▶ Data shown:
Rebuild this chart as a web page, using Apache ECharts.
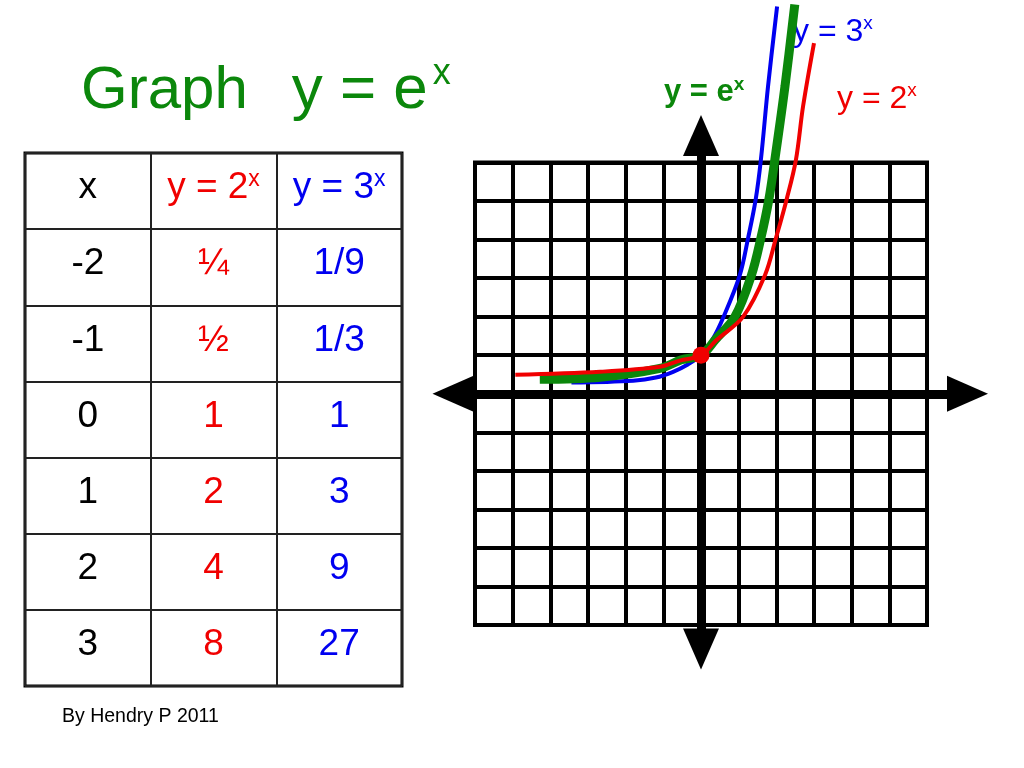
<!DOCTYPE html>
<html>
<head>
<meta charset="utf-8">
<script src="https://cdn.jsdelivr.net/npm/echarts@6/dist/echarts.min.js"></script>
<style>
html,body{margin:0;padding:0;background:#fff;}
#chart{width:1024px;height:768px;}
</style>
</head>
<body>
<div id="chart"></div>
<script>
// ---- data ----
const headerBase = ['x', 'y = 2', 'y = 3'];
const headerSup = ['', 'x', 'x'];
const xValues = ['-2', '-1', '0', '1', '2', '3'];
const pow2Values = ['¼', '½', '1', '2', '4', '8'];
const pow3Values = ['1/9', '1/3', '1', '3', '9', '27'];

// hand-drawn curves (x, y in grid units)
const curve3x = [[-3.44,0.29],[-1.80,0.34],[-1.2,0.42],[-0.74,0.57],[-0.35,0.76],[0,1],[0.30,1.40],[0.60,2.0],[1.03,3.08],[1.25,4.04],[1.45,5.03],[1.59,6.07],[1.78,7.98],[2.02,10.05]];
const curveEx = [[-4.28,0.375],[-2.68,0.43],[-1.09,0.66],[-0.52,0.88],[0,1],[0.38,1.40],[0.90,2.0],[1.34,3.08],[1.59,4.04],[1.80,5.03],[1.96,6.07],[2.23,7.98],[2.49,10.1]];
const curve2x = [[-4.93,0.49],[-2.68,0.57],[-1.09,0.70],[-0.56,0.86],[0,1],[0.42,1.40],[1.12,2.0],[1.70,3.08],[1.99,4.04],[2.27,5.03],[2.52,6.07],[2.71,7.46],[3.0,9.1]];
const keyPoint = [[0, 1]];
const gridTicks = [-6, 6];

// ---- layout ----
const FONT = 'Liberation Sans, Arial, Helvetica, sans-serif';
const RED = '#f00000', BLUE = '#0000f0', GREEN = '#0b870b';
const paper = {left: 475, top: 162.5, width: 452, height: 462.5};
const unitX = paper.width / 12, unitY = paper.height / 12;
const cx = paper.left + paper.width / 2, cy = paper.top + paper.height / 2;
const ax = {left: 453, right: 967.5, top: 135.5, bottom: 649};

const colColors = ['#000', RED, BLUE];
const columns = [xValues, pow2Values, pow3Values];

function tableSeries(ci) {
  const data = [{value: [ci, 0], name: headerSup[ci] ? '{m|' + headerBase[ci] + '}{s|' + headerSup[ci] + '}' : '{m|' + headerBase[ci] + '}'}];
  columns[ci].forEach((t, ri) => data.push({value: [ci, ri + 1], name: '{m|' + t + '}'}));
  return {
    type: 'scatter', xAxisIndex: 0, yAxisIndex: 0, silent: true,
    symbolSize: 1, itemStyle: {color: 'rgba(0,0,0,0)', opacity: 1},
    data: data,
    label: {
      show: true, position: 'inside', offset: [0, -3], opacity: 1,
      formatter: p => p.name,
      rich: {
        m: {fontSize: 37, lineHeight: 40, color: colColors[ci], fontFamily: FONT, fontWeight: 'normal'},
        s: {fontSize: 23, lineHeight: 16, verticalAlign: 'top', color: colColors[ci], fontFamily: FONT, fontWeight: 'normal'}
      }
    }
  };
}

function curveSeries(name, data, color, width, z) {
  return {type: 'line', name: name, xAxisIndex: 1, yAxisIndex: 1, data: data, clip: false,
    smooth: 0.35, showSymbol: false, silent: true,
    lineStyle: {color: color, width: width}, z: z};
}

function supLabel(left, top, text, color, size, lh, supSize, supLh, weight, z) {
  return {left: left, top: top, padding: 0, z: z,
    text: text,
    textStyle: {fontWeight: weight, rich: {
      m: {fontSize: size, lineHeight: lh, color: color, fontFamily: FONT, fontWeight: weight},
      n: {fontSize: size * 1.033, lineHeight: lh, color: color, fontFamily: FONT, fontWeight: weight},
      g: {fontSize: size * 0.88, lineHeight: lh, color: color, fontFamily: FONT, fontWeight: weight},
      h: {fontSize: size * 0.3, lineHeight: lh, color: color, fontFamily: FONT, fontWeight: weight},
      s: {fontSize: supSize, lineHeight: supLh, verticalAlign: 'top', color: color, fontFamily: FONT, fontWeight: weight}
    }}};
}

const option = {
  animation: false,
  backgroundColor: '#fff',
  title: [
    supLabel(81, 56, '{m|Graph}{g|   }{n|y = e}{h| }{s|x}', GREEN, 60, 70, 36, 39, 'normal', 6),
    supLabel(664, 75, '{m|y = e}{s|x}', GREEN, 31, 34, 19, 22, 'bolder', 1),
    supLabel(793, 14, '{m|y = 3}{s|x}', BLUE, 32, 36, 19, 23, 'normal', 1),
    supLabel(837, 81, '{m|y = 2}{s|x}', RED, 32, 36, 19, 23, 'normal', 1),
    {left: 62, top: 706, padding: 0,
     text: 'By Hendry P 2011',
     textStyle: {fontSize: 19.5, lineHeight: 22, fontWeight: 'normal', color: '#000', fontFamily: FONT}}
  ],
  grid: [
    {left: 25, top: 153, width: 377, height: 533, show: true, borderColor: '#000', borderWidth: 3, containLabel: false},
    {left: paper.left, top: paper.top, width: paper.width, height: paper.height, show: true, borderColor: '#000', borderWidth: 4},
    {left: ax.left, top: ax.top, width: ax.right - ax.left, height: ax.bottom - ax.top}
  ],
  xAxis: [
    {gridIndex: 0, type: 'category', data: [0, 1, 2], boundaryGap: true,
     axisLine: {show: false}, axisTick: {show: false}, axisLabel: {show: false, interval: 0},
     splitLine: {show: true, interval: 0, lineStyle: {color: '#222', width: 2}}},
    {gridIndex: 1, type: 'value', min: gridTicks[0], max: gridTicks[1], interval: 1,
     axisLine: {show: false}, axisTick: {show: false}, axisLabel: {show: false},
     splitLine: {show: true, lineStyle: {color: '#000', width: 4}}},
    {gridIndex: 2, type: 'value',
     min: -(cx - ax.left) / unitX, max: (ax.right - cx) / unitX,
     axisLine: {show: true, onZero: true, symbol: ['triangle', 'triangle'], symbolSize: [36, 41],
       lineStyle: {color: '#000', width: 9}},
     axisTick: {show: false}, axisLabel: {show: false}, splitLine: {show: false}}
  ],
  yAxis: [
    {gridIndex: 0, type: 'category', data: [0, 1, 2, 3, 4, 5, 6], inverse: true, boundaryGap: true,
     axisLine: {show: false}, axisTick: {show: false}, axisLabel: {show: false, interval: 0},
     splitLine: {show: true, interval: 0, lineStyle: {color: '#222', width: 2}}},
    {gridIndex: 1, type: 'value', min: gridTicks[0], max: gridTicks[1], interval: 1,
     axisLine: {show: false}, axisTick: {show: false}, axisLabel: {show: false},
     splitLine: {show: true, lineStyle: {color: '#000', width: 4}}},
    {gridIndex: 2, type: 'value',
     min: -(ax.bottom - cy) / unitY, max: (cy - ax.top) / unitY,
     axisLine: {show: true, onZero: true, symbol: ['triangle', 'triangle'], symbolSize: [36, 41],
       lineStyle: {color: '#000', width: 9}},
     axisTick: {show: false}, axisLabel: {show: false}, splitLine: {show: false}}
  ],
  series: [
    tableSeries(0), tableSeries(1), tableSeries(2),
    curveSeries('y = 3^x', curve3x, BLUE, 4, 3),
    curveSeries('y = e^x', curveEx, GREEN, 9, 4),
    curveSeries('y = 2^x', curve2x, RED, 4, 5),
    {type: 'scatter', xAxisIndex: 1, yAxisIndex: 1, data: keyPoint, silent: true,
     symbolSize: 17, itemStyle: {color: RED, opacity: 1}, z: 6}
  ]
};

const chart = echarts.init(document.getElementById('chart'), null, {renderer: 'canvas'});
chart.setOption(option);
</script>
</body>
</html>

▶ Exercise objective:
Write out the lines from the start of the material to the line with "const pow3Values = ['1/9', '1/3', '1', '3', '9', '27'];", inclusive and exactly. Skip the pictures.

▶ Exercise solution:
Rebuild this chart as a web page, using Apache ECharts.
<!DOCTYPE html>
<html>
<head>
<meta charset="utf-8">
<script src="https://cdn.jsdelivr.net/npm/echarts@6/dist/echarts.min.js"></script>
<style>
html,body{margin:0;padding:0;background:#fff;}
#chart{width:1024px;height:768px;}
</style>
</head>
<body>
<div id="chart"></div>
<script>
// ---- data ----
const headerBase = ['x', 'y = 2', 'y = 3'];
const headerSup = ['', 'x', 'x'];
const xValues = ['-2', '-1', '0', '1', '2', '3'];
const pow2Values = ['¼', '½', '1', '2', '4', '8'];
const pow3Values = ['1/9', '1/3', '1', '3', '9', '27'];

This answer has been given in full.